:: Task statement ::
In the listing below, locate the line containing "The picture is" and the line containing "W, H = 2666, 1500". Output both of them and every line between, exactly as written, and nothing more.

━━━━━ Stored data

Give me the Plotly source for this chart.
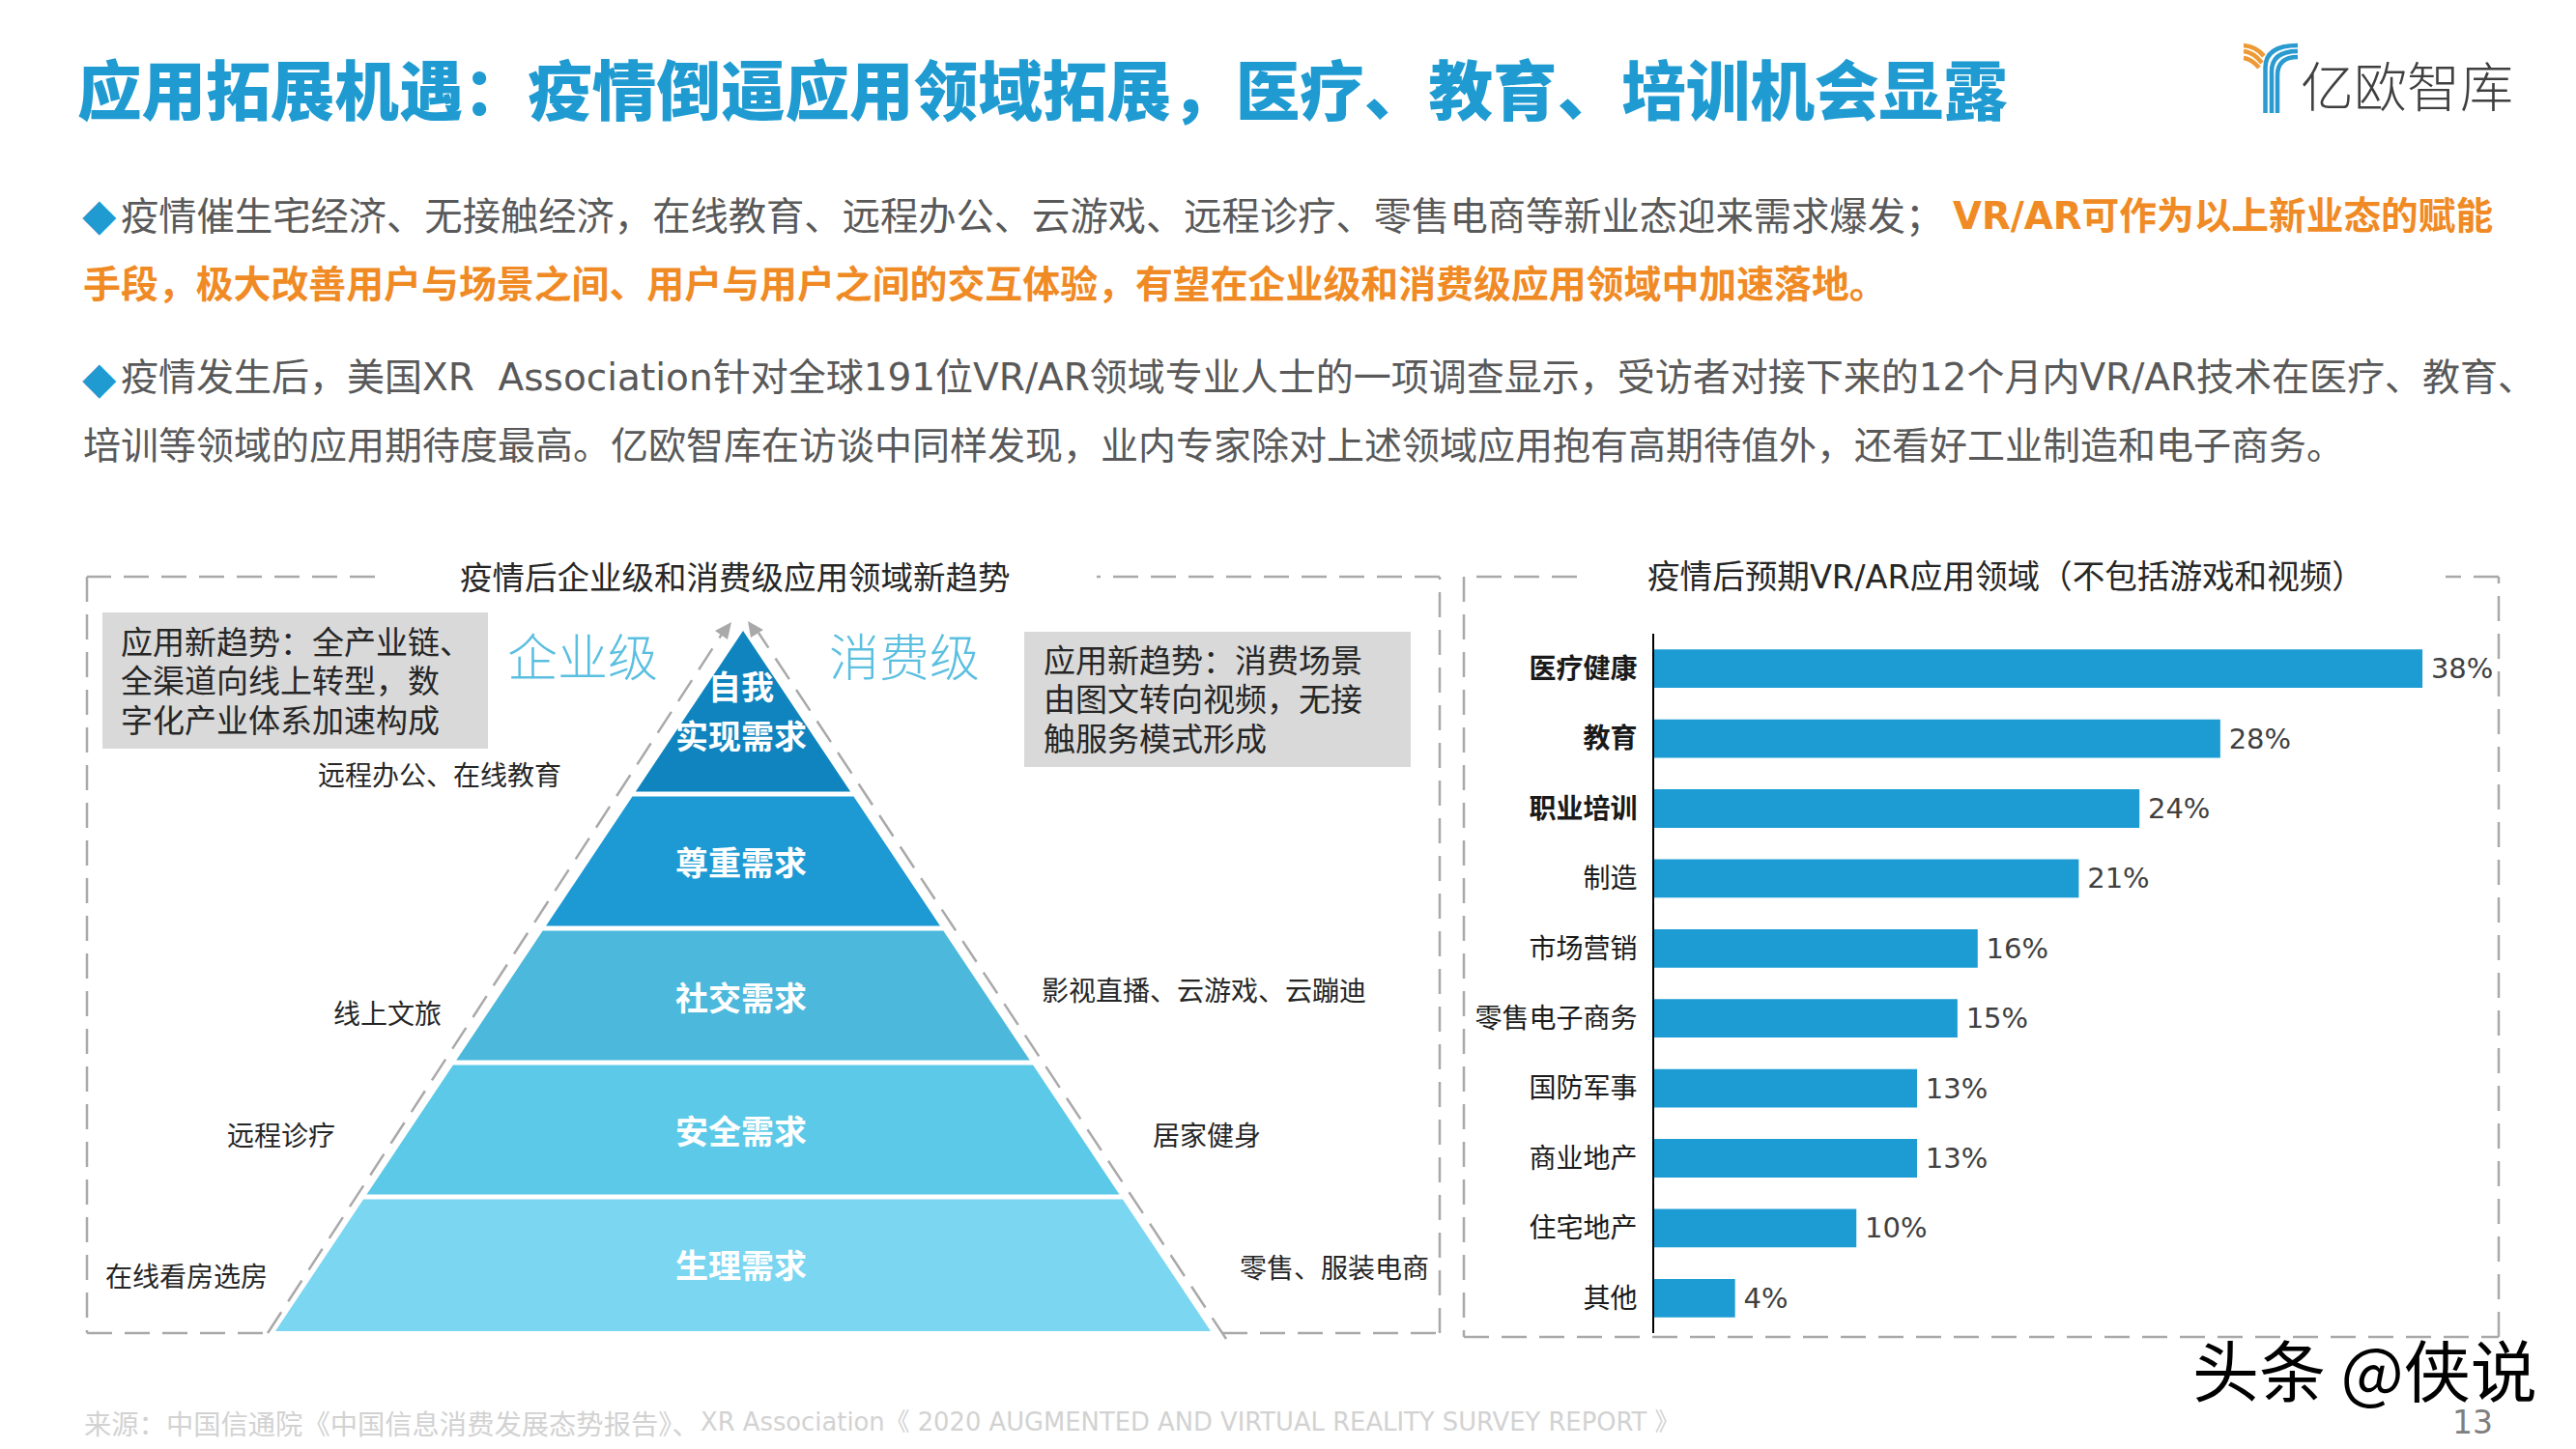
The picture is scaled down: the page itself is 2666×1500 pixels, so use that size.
import plotly.graph_objects as go

W, H = 2666, 1500

# ---------- data ----------
categories = ["医疗健康", "教育", "职业培训", "制造", "市场营销", "零售电子商务", "国防军事", "商业地产", "住宅地产", "其他"]
values = [38, 28, 24, 21, 16, 15, 13, 13, 10, 4]
bold_categories = ["医疗健康", "教育", "职业培训"]

levels = ["生理需求", "安全需求", "社交需求", "尊重需求", "自我实现需求"]
level_bounds = [0, 1, 2, 3, 4, 5.216]
level_colors = ["#7AD6F1", "#5CC9E8", "#4BB8DC", "#1D9AD3", "#0F84BE"]

TITLE = "应用拓展机遇：疫情倒逼应用领域拓展，医疗、教育、培训机会显露"
LINE1A = "疫情催生宅经济、无接触经济，在线教育、远程办公、云游戏、远程诊疗、零售电商等新业态迎来需求爆发；"
LINE1B = "VR/AR可作为以上新业态的赋能"
LINE2 = "手段，极大改善用户与场景之间、用户与用户之间的交互体验，有望在企业级和消费级应用领域中加速落地。"
LINE3 = "疫情发生后，美国XR\u00a0\u00a0Association针对全球191位VR/AR领域专业人士的一项调查显示，受访者对接下来的12个月内VR/AR技术在医疗、教育、"
LINE4 = "培训等领域的应用期待度最高。亿欧智库在访谈中同样发现，业内专家除对上述领域应用抱有高期待值外，还看好工业制造和电子商务。"
SOURCE_A = "来源：中国信通院《中国信息消费发展态势报告》、"
SOURCE_B = "XR Association《 2020 AUGMENTED AND VIRTUAL REALITY SURVEY REPORT 》"

FONT = "DejaVu Sans, Noto Sans CJK SC, sans-serif"
CJK = "Noto Sans CJK SC, sans-serif"
BLUE = "#1F9BD2"
ORANGE = "#F08A24"
GREY = "#595959"
DASH = "#A9A9A9"
DASHSTYLE = "26px,13px"


def px(x):
    return x / W


def py(y):
    return 1 - y / H


fig = go.Figure()

# ---------- pyramid, in its own hidden axes (height in level units, width -1..1) ----------
apex = level_bounds[-1]
gap = 0.036
for i, name in enumerate(levels):
    lo = level_bounds[i] + (gap / 2 if i else 0)
    hi = level_bounds[i + 1] - (gap / 2 if i < len(levels) - 1 else 0)
    wl = 1 - lo / apex
    wh = 1 - hi / apex
    fig.add_trace(go.Scatter(
        x=[-wl, wl, wh, -wh, -wl], y=[lo, lo, hi, hi, lo],
        xaxis="x2", yaxis="y2", mode="lines", fill="toself",
        fillcolor=level_colors[i], line=dict(width=0), name=name,
        hoverinfo="name", showlegend=False,
    ))

# ---------- bars ----------
fig.add_trace(go.Bar(
    x=values, y=categories, orientation="h",
    marker=dict(color="#1C9CD3", line=dict(width=0)),
    text=[f"\u2009{v}%" for v in values], textposition="outside",
    textfont=dict(family="DejaVu Sans", size=29, color="#404040"),
    cliponaxis=False, width=0.55, showlegend=False,
))

layout_annotations = []


def note(text, x, y, size, color="#262626", anchor="left", weight=None, family=CJK):
    font = dict(family=family, size=size, color=color)
    if weight:
        font["weight"] = weight
    layout_annotations.append(dict(
        text=text, xref="paper", yref="paper", x=px(x), y=py(y), showarrow=False,
        xanchor=anchor, yanchor="middle", font=font, borderpad=0,
    ))


# header and body
note(TITLE, 79, 90, 66.6, BLUE, weight=900)
note("◆", 84, 222, 46, BLUE, family="DejaVu Sans")
note(LINE1A, 124, 220, 39.3, GREY)
note(LINE1B, 2020, 223, 38.7, ORANGE, weight=700, family=FONT)
note(LINE2, 85, 291, 38.9, ORANGE, weight=700)
note("◆", 84, 391, 46, BLUE, family="DejaVu Sans")
note(LINE3, 124, 391, 39, GREY, family=FONT)
note(LINE4, 85, 458, 39, GREY)

# logo text
note("亿欧智库", 2380, 86, 55, "#404040", weight=300)

# panel titles
note("疫情后企业级和消费级应用领域新趋势", 761, 595, 33.5, anchor="center")
note("疫情后预期VR/AR应用领域（不包括游戏和视频）", 2076, 597, 33.6, anchor="center", family=FONT)

# grey boxes
for i, t in enumerate(["应用新趋势：全产业链、", "全渠道向线上转型，数", "字化产业体系加速构成"]):
    note(t, 124, 663 + i * 40.3, 33)
for i, t in enumerate(["应用新趋势：消费场景", "由图文转向视频，无接", "触服务模式形成"]):
    note(t, 1079, 682 + i * 40.3, 33)

note("企业级", 603, 678, 52, "#5BBFE0", anchor="center", weight=300)
note("消费级", 936, 678, 52, "#5BBFE0", anchor="center", weight=300)

# pyramid labels
for t, y in [("自我", 709), ("实现需求", 760), ("尊重需求", 891), ("社交需求", 1031), ("安全需求", 1169), ("生理需求", 1308)]:
    note(t, 767, y, 34, "#FFFFFF", anchor="center", weight=700)

# side labels
for t, x, y in [("远程办公、在线教育", 328, 801), ("线上文旅", 344, 1048), ("远程诊疗", 234, 1174),
                ("在线看房选房", 108, 1320), ("影视直播、云游戏、云蹦迪", 1077, 1024),
                ("居家健身", 1192, 1174), ("零售、服装电商", 1282, 1311)]:
    note(t, x, y, 28)

# footer
note(SOURCE_A, 86, 1472, 28.3, "#D2D2D2")
note(SOURCE_B, 724, 1472, 25.8, "#D2D2D2", family=FONT)
note("头条 @侠说", 2268, 1416, 69, "#000000")
note("13", 2559, 1472, 33, "#7F7F7F", anchor="center", family="DejaVu Sans")

# ---------- shapes ----------
shapes = []


def add_line(x0, y0, x1, y1):
    shapes.append(dict(type="line", xref="paper", yref="paper",
                       x0=px(x0), y0=py(y0), x1=px(x1), y1=py(y1),
                       line=dict(color=DASH, width=2.5, dash=DASHSTYLE), layer="above"))


def add_path(points, fill):
    d = "M" + " L".join(f"{px(a):.5f},{py(b):.5f}" for a, b in points) + " Z"
    shapes.append(dict(type="path", xref="paper", yref="paper", path=d,
                       fillcolor=fill, line=dict(width=0), layer="above"))


# grey boxes
for x0, y0, x1, y1 in [(106, 634, 505, 775), (1060, 654, 1460, 794)]:
    shapes.append(dict(type="rect", xref="paper", yref="paper", x0=px(x0), y0=py(y0), x1=px(x1), y1=py(y1),
                       fillcolor="#D9D9D9", line=dict(width=0), layer="below"))

# left frame
add_line(388, 597, 90, 597)
add_line(90, 597, 90, 1380)
add_line(90, 1380, 280, 1380)
add_line(1265, 1380, 1490, 1380)
add_line(1490, 1380, 1490, 597)
add_line(1490, 597, 1135, 597)
# right frame
add_line(1632, 597, 1515, 597)
add_line(1515, 597, 1515, 1384)
add_line(1515, 1384, 2586, 1384)
add_line(2586, 1384, 2586, 597)
add_line(2586, 597, 2531, 597)
# pyramid sides with arrowheads
add_line(277, 1380, 748, 655)
add_line(1269, 1386, 785, 655)
add_path([(757, 644), (740, 653), (753, 662)], "#A9A9A9")
add_path([(774, 643), (790, 652), (777, 660)], "#A9A9A9")

# logo mark


def curve(points, color):
    (x0, y0), (x1, y1), (x2, y2) = points
    d = f"M{px(x0):.5f},{py(y0):.5f} Q{px(x1):.5f},{py(y1):.5f} {px(x2):.5f},{py(y2):.5f}"
    shapes.append(dict(type="path", xref="paper", yref="paper", path=d,
                       line=dict(color=color, width=4.5), layer="above"))


for (a, b, c) in [((2322, 47), (2335, 48), (2343, 58)), ((2322, 53), (2332, 54), (2341, 65)), ((2322, 60), (2330, 61), (2338, 70))]:
    curve((a, b, c), "#EE9A34")
for sx, top, ey in [(2344.5, 70, 47), (2351, 74, 53), (2357, 78, 59)]:
    shapes.append(dict(type="path", xref="paper", yref="paper",
                       path=f"M{px(sx):.5f},{py(117):.5f} L{px(sx):.5f},{py(top):.5f} Q{px(sx):.5f},{py(ey):.5f} {px(2378):.5f},{py(ey):.5f}",
                       line=dict(color="#2A9AD0", width=4.5), layer="above"))

fig.update_layout(
    width=W, height=H, margin=dict(l=0, r=0, t=0, b=0),
    paper_bgcolor="#FFFFFF", plot_bgcolor="rgba(0,0,0,0)",
    font=dict(family=CJK),
    annotations=layout_annotations, shapes=shapes, showlegend=False,
    xaxis=dict(domain=[px(1712), px(2590.8)], range=[0, 42], visible=False, fixedrange=True),
    yaxis=dict(domain=[py(1380), py(656)], categoryorder="array",
               categoryarray=categories[::-1], tickmode="array",
               tickvals=categories,
               ticktext=[f"<b>{c}</b>" if c in bold_categories else c for c in categories],
               tickfont=dict(family=CJK, size=28, color="#1A1A1A"),
               ticks="outside", ticklen=10, tickcolor="rgba(0,0,0,0)",
               showline=True, linecolor="#000000", linewidth=2, showgrid=False, zeroline=False),
    xaxis2=dict(domain=[px(285), px(1253)], range=[-1, 1], visible=False, anchor="y2"),
    yaxis2=dict(domain=[py(1378), py(653)], range=[0, apex], visible=False, anchor="x2"),
)

fig.write_html("out.html", config={"displayModeBar": False},
               post_script="document.body.style.margin='0';document.body.style.overflow='hidden';")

━━━━━━━━━━

:: Completed exercise ::
The picture is scaled down: the page itself is 2666×1500 pixels, so use that size.
import plotly.graph_objects as go

W, H = 2666, 1500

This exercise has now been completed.